Luce Visible Storage/Study Center: Winslow Homer: Illustrating the Modern American Woman
- Dates: May 18, 2005 through September 18, 2005
- Collections: American Art
Winslow Homer: Illustrating Modern American Women
Winslow Homer (1836–1910), known for his paintings in oil and watercolor, is also regarded as one of the finest magazine illustrators of the nineteenth century. From 1857 to 1878 his wood-engraved images appeared in many of the nation’s leading magazines. Homer’s primary identity as a specialist in genre, or scenes of everyday life, most likely grew out of his early and long experience as an illustrator. His commissions for popular illustrated weeklies demanded descriptive images that conveyed the immediacy of changing customs, fashions, and values in a manner that could be broadly understood by the predominantly white, middle-class readers of these publications.
Social and economic shifts brought about by the Civil War provided a rich reservoir of subject matter for Homer and his contemporaries. Homer incorporated references to a range of such changes, as experienced by the targeted audience of the magazines and books he was hired to illustrate. Thus, for example, his scenes of women skating or playing croquet not only pointed to a new craze for health-promoting exercise, but also referred to new venues for social interaction between the sexes and the fashions recommended for such activities. Similarly, the growing contrasts between city and country life were played out in the “types” that Homer portrayed: the hardworking farm girl, the city woman with her highly regulated social life, or the art student and others of the emerging class of women who aspired to professional status in previously male-dominated pursuits.
Homer and Literary Illustration
The works in this case are examples of the illustrations that Homer produced to accompany literary texts. The demand for illustrators was at its peak in the United States during the time of Homer’s activity in the field. This boom was mainly a result of the huge growth in book publishing, particularly the establishment of a number of literary monthlies such as Scribner’s and The Galaxy.

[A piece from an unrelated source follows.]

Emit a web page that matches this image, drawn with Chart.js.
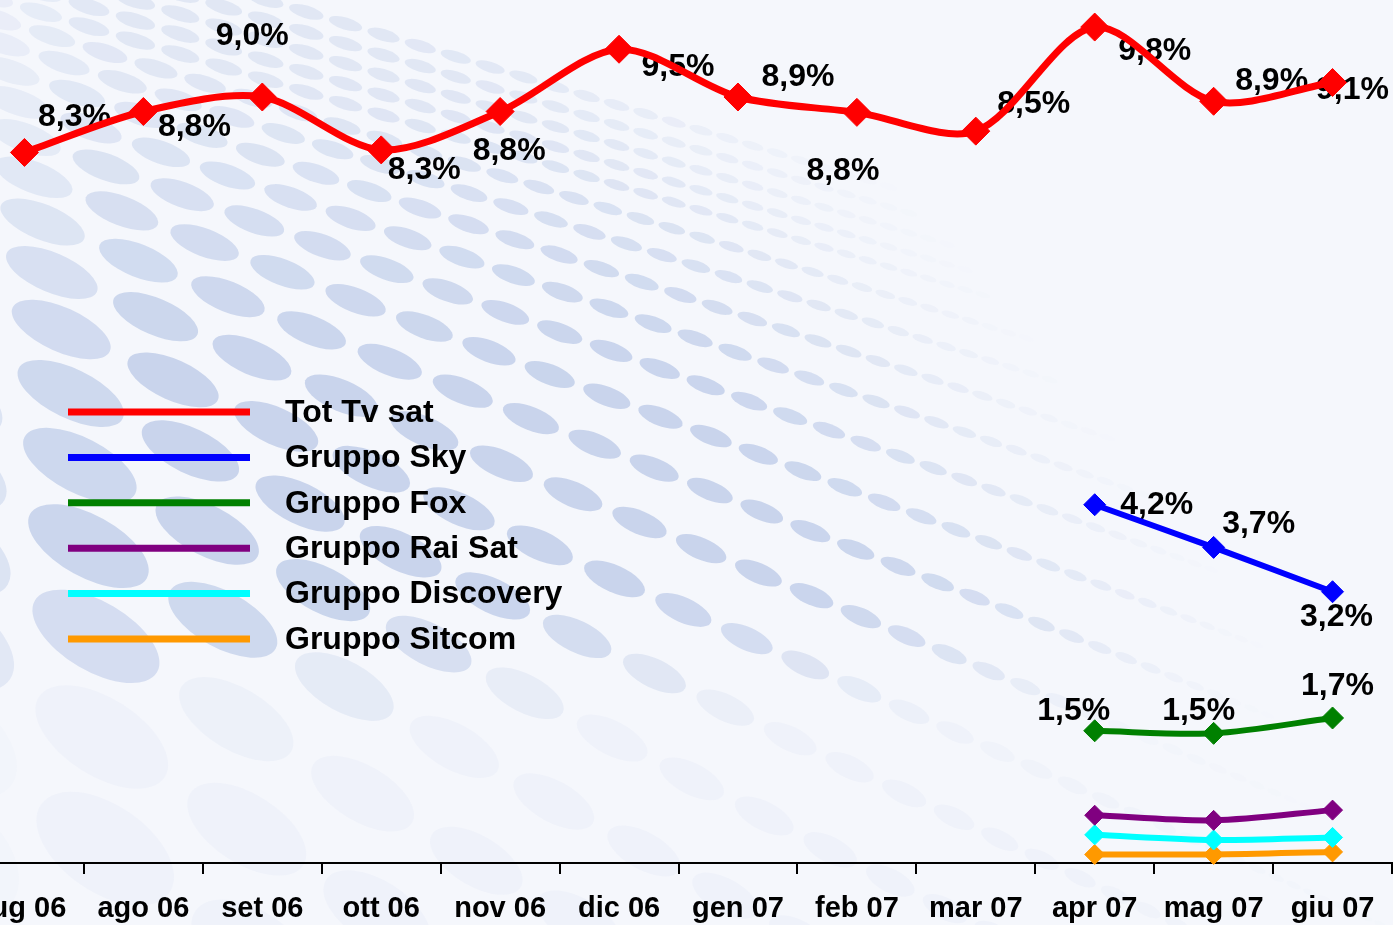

Publishing depended largely on the wood-engraving process in the days before photomechanical reproduction techniques came into widespread use.
Homer was engaged to illustrate a variety of poems, short stories, and novels of both “high” and “low” literary quality, yet the critical estimation of the writing seems to have had little impact on the quality of the drawings that he created. Strong relationships are often found between some of Homer’s illustrations and his more famous and now highly revered oils such as The Noon Recess, 1873, and The Morning Bell, 1871. Such links are reminders that, although illustration provided a comfortable income for Homer, his goals were fixed on success in the “higher” arts. When possible, he seems to have used his illustration assignments to explore and develop a style related to his independent pursuits as a painter.